Zeolites are minerals that are chemically related to asbestos. An example is erionite, which is common in the rocks and soil in parts of Turkey. High mesothelioma rates in these areas are believed to be caused by exposure to this mineral. 

There have been a few published reports of mesotheliomas that developed after people were exposed to high doses of radiation to the chest or abdomen as treatment for another cancer. Although the risk of mesothelioma is increased in patients who have been treated with radiation, this cancer still only occurs rarely in these patients. 

There have also been reports linking mesothelioma to injections of thorium dioxide (Thorotrast). This radioactive material was used by doctors for certain x-ray tests until the 1950s. Thorotrast was found to cause cancers, so it has not been used for many years. 

SV40 virus
Some studies have raised the possibility that infection with simian virus 40 (SV40) might increase the risk of developing mesothelioma. Some injectable polio vaccines given between 1955 and 1963 were contaminated with SV40. As many as 30 million people in the United States may have been exposed to the virus.

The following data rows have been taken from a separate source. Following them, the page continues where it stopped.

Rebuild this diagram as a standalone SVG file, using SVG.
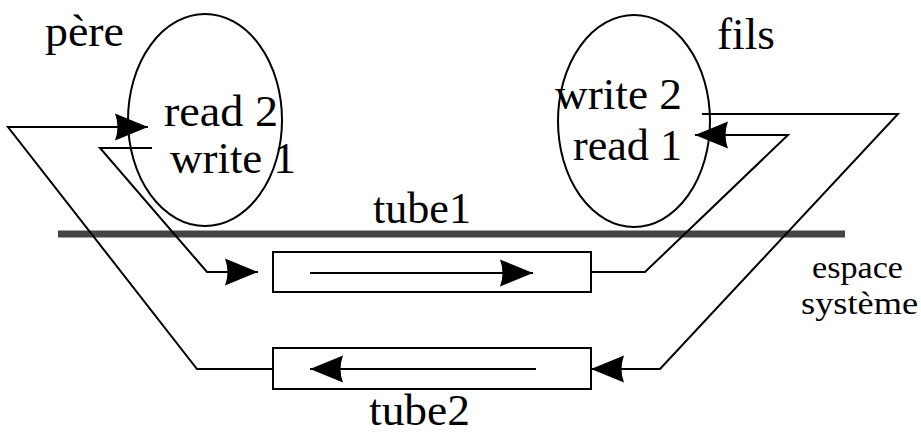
<svg xmlns="http://www.w3.org/2000/svg" width="921" height="435" viewBox="0 0 921 435">
<style>
.t{font-family:"Liberation Serif","Times New Roman",serif;font-size:44px;fill:#000}
.s{font-family:"Liberation Serif","Times New Roman",serif;font-size:32px;fill:#000}
.ln{fill:none;stroke:#000;stroke-width:2}
</style>
<defs>
<marker id="ah" markerUnits="userSpaceOnUse" viewBox="-36 -16 38 32" markerWidth="38" markerHeight="32" refX="0" refY="0" orient="auto">
<path d="M0,0 L-33,-13.5 Q-28,0 -33,13.5 Z" fill="#000"/>
</marker>
</defs>
<rect width="921" height="435" fill="#fff"/>
<g id="pere">
<ellipse class="ln" cx="205" cy="120" rx="77" ry="106"/>
<text class="t" x="45" y="46" textLength="79" lengthAdjust="spacingAndGlyphs">père</text>
<text class="t" x="164" y="126" textLength="114" lengthAdjust="spacingAndGlyphs">read 2</text>
<text class="t" x="170" y="173" textLength="126" lengthAdjust="spacingAndGlyphs">write 1</text>
</g>
<g id="fils">
<ellipse class="ln" cx="634" cy="121" rx="76" ry="106"/>
<text class="t" x="717" y="49" textLength="58" lengthAdjust="spacingAndGlyphs">fils</text>
<text class="t" x="555" y="109" textLength="127" lengthAdjust="spacingAndGlyphs">write 2</text>
<text class="t" x="573" y="160" textLength="109" lengthAdjust="spacingAndGlyphs">read 1</text>
</g>
<g id="systeme">
<line x1="58" y1="234" x2="845" y2="234" stroke="#444" stroke-width="7"/>
<text class="s" x="812" y="278" textLength="91" lengthAdjust="spacingAndGlyphs">espace</text>
<text class="s" x="801" y="314" textLength="117" lengthAdjust="spacingAndGlyphs">système</text>
</g>
<g id="tube1">
<rect class="ln" x="273" y="252" width="318" height="40"/>
<line class="ln" x1="310" y1="273" x2="533" y2="273" marker-end="url(#ah)"/>
<text class="t" x="373" y="223" textLength="98" lengthAdjust="spacingAndGlyphs">tube1</text>
</g>
<g id="tube2">
<rect class="ln" x="273" y="348" width="318" height="41"/>
<line class="ln" x1="536" y1="369" x2="310" y2="369" marker-end="url(#ah)"/>
<text class="t" x="369" y="425" textLength="101" lengthAdjust="spacingAndGlyphs">tube2</text>
</g>
<g id="connectors">
<path class="ln" d="M152,148 H100 L207,272 H258" marker-end="url(#ah)"/>
<path class="ln" d="M273,369 H197 L8,127 H148" marker-end="url(#ah)"/>
<path class="ln" d="M702,114 H898 L660,369 H591" marker-end="url(#ah)"/>
<path class="ln" d="M591,272 H645 L788,135 H695" marker-end="url(#ah)"/>
</g>
</svg>
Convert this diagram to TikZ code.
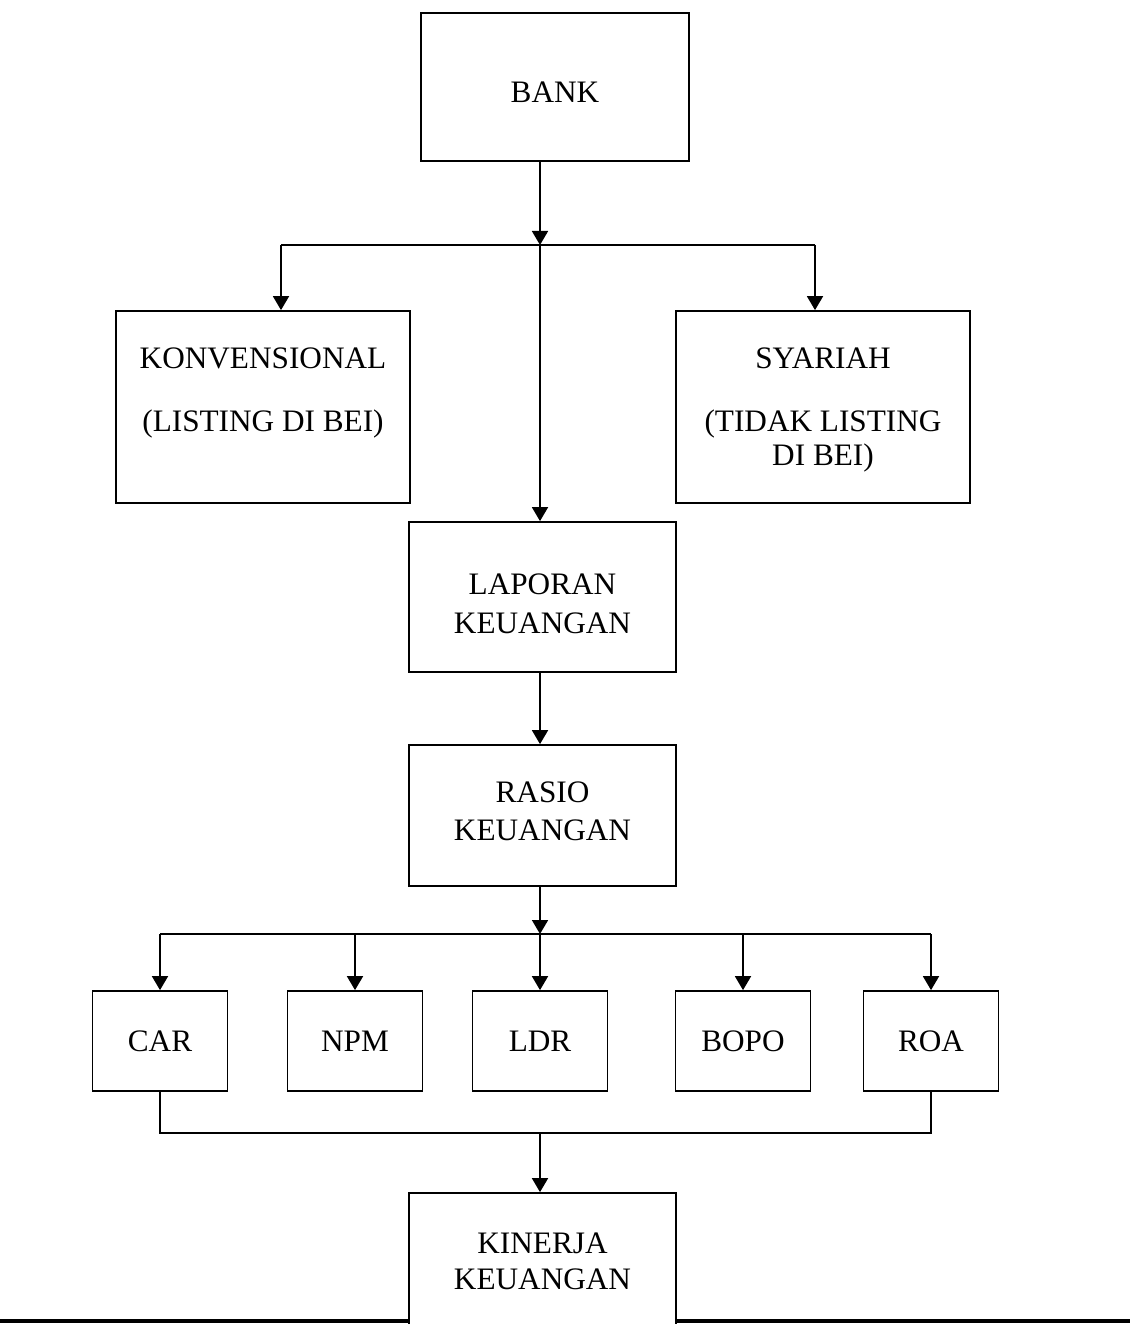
\documentclass[tikz,border=0pt]{standalone}
\usepackage{fontspec}
\setmainfont{Liberation Serif}
\usepackage{tikz}
\usetikzlibrary{arrows.meta}

\begin{document}
\begin{tikzpicture}[x=0.4pt,y=-0.4pt]
\tikzstyle{every node}+=[font=\fontsize{12.5}{13.6}\selectfont, inner sep=0pt]
\tikzstyle{box}=[draw, line width=0.7pt, fill=white, align=center]
\tikzstyle{bigbox}=[box, minimum width=117.6pt, minimum height=76.8pt]
\tikzstyle{midbox}=[box, minimum width=106.8pt]
\tikzstyle{rasiobox}=[box, minimum width=54pt, minimum height=40pt]
\tikzstyle{link}=[line width=0.7pt]
\tikzstyle{arrow}=[link, -{Triangle[length=5.6pt,width=6.4pt]}]
\useasboundingbox (0,0) rectangle (1130,1324);
\clip (0,0) rectangle (1130,1324);
\draw [line width=1.3pt] (0,1321) -- (1130,1321);
\node [box, minimum width=107.2pt, minimum height=59.2pt] (bank) at (555,87) {\rule{0pt}{12.2pt}BANK};
\node [bigbox] (konv) at (263,407) {KONVENSIONAL\\[11.6pt](LISTING DI BEI)\\\mbox{}};
\node [bigbox] (syariah) at (823,407) {\rule{0pt}{10.6pt}SYARIAH\\[11.6pt](TIDAK LISTING\\DI BEI)};
\node [midbox, minimum height=60pt] (laporan) at (542.5,597) {\rule{0pt}{13.8pt}LAPORAN\\[2pt]KEUANGAN};
\node [midbox, minimum height=56.4pt] (rasio) at (542.5,815.5) {RASIO\\[1.6pt]KEUANGAN\rule[-3.2pt]{0pt}{3.2pt}};
\node [rasiobox] (car) at (160,1041) {CAR};
\node [rasiobox] (npm) at (355,1041) {NPM};
\node [rasiobox] (ldr) at (540,1041) {LDR};
\node [rasiobox] (bopo) at (743,1041) {BOPO};
\node [rasiobox] (roa) at (931,1041) {ROA};
\node [midbox, minimum height=54.4pt] (kinerja) at (542.5,1261) {KINERJA\\[0.8pt]KEUANGAN};
\coordinate (j1) at (540,245);
\coordinate (jl) at (281,245);
\coordinate (jr) at (815,245);
\coordinate (j2) at (540,934);
\coordinate (j3) at (540,1133);
\draw [arrow] (bank.south -| j1) -- (j1);
\draw [link] (jl) -- (jr);
\draw [arrow] (jl) -- (jl |- konv.north);
\draw [arrow] (jr) -- (jr |- syariah.north);
\draw [arrow] (j1) -- (j1 |- laporan.north);
\draw [arrow] (laporan.south -| j1) -- (rasio.north -| j1);
\draw [arrow] (rasio.south -| j2) -- (j2);
\draw [link] (car.north |- j2) -- (roa.north |- j2);
\foreach \n in {car,npm,ldr,bopo,roa}
  \draw [arrow] (\n.north |- j2) -- (\n.north);
\draw [link] (car.south) |- (j3) -| (roa.south);
\draw [arrow] (j3) -- (kinerja.north -| j3);
\end{tikzpicture}
\end{document}
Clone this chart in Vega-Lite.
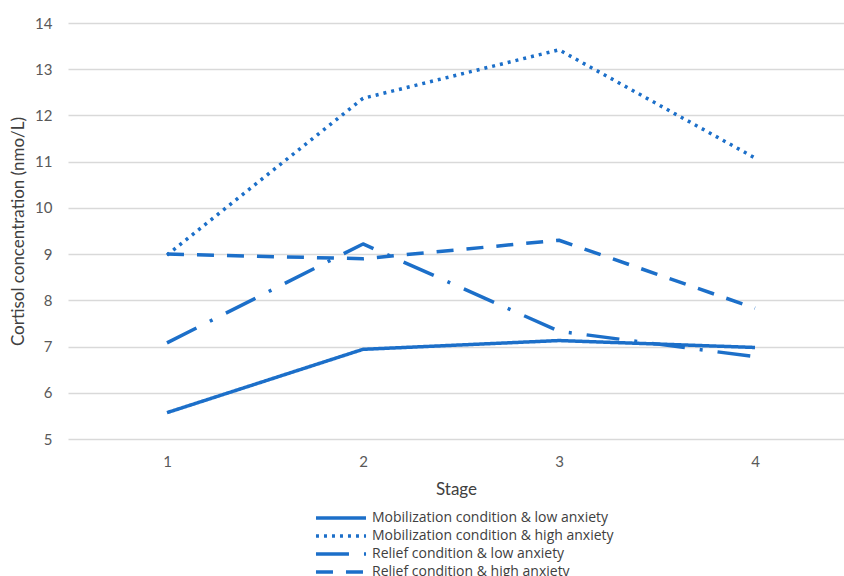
{
  "$schema": "https://vega.github.io/schema/vega-lite/v6.json",
  "width": 776,
  "height": 416,
  "autosize": {"type": "none"},
  "padding": {"left": 68, "top": 23, "right": 0, "bottom": 137},
  "background": "white",
  "config": {
    "view": {"stroke": null},
    "font": "Lato",
    "axis": {"labelFont": "Lato", "titleFont": "Lato", "labelColor": "#595959", "titleColor": "#404040", "titleFontWeight": "normal", "labelFontSize": 15, "titleFontSize": 17}
  },
  "data": {
    "values": [
      {"stage": 1, "series": "Mobilization condition & low anxiety", "cortisol": 5.57},
      {"stage": 2, "series": "Mobilization condition & low anxiety", "cortisol": 6.94},
      {"stage": 3, "series": "Mobilization condition & low anxiety", "cortisol": 7.13},
      {"stage": 4, "series": "Mobilization condition & low anxiety", "cortisol": 6.98},
      {"stage": 1, "series": "Mobilization condition & high anxiety", "cortisol": 8.98},
      {"stage": 2, "series": "Mobilization condition & high anxiety", "cortisol": 12.37},
      {"stage": 3, "series": "Mobilization condition & high anxiety", "cortisol": 13.42},
      {"stage": 4, "series": "Mobilization condition & high anxiety", "cortisol": 11.08},
      {"stage": 1, "series": "Relief condition & low anxiety", "cortisol": 7.08},
      {"stage": 2, "series": "Relief condition & low anxiety", "cortisol": 9.22},
      {"stage": 3, "series": "Relief condition & low anxiety", "cortisol": 7.33},
      {"stage": 4, "series": "Relief condition & low anxiety", "cortisol": 6.78},
      {"stage": 1, "series": "Relief condition & high anxiety", "cortisol": 9.0},
      {"stage": 2, "series": "Relief condition & high anxiety", "cortisol": 8.9},
      {"stage": 3, "series": "Relief condition & high anxiety", "cortisol": 9.3},
      {"stage": 4, "series": "Relief condition & high anxiety", "cortisol": 7.83}
    ]
  },
  "mark": {"type": "line", "color": "#1c6fc9", "strokeWidth": 3.5, "strokeCap": "butt", "strokeJoin": "round"},
  "encoding": {
    "x": {
      "field": "stage", "type": "quantitative", "title": "Stage",
      "scale": {"domain": [0.495, 4.454], "nice": false, "zero": false},
      "axis": {"values": [1, 2, 3, 4], "format": "d", "grid": false, "domain": false, "ticks": false, "labelPadding": 15, "titlePadding": 12}
    },
    "y": {
      "field": "cortisol", "type": "quantitative", "title": "Cortisol concentration (nmo/L)",
      "scale": {"domain": [5, 14], "nice": false, "zero": false},
      "axis": {"values": [5, 6, 7, 8, 9, 10, 11, 12, 13, 14], "grid": true, "gridColor": "#d9d9d9", "gridWidth": 1.3, "domain": false, "ticks": false, "labelPadding": 16, "titlePadding": 7}
    },
    "strokeDash": {
      "field": "series", "type": "nominal",
      "scale": {
        "domain": ["Mobilization condition & low anxiety", "Mobilization condition & high anxiety", "Relief condition & low anxiety", "Relief condition & high anxiety"],
        "range": [[1, 0], [3, 5], [33, 15, 3, 15], [17, 13]]
      },
      "legend": {
        "title": null,
        "orient": "none",
        "legendX": 262,
        "legendY": 484,
        "symbolType": "M-2.78,0H2.78",
        "symbolSize": 324,
        "symbolStrokeWidth": 3.5,
        "symbolStrokeColor": "#1c6fc9",
        "symbolFillColor": "transparent",
        "labelFont": "Open Sans",
        "labelFontSize": 14,
        "labelColor": "#404040",
        "labelOffset": 20,
        "labelLimit": 500,
        "rowPadding": 0,
        "padding": 0
      }
    }
  }
}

 Some lab studies have suggested that SV40 infection might cause mesothelioma. For example, infecting some lab animals like hamsters with SV40 causes mesotheliomas to develop. Researchers also have noticed that SV40 can cause mouse cells grown in lab dishes to become cancerous, and that asbestos increases the cancer-causing effect of SV40 on these cells. Other researchers have found SV40 DNA in some biopsy specimens of human mesotheliomas. But fragments of SV40 DNA can also be found in some noncancerous human tissues. So far, the largest studies looking at this issue in humans have not found an increased risk for mesothelioma or other cancers among people who received the contaminated vaccines as children. But the peak age range for diagnosis of mesothelioma is 50 to 70 years. Some researchers have pointed out that this issue may remain unresolved until more of the people accidentally exposed to SV40 between 1955 and 1963 reach that age range. 

Most experts have concluded that at this time we still don't know whether SV40 is responsible for some mesotheliomas. Research into this important topic is still under way.

The risk of mesothelioma increases with age. It is rare in people under age 45. About 2 out of 3 people with mesothelioma are older than 65.  Gender The disease is much more common in men than in women. This is probably because men have been more likely to work in jobs with heavy exposure to asbestos.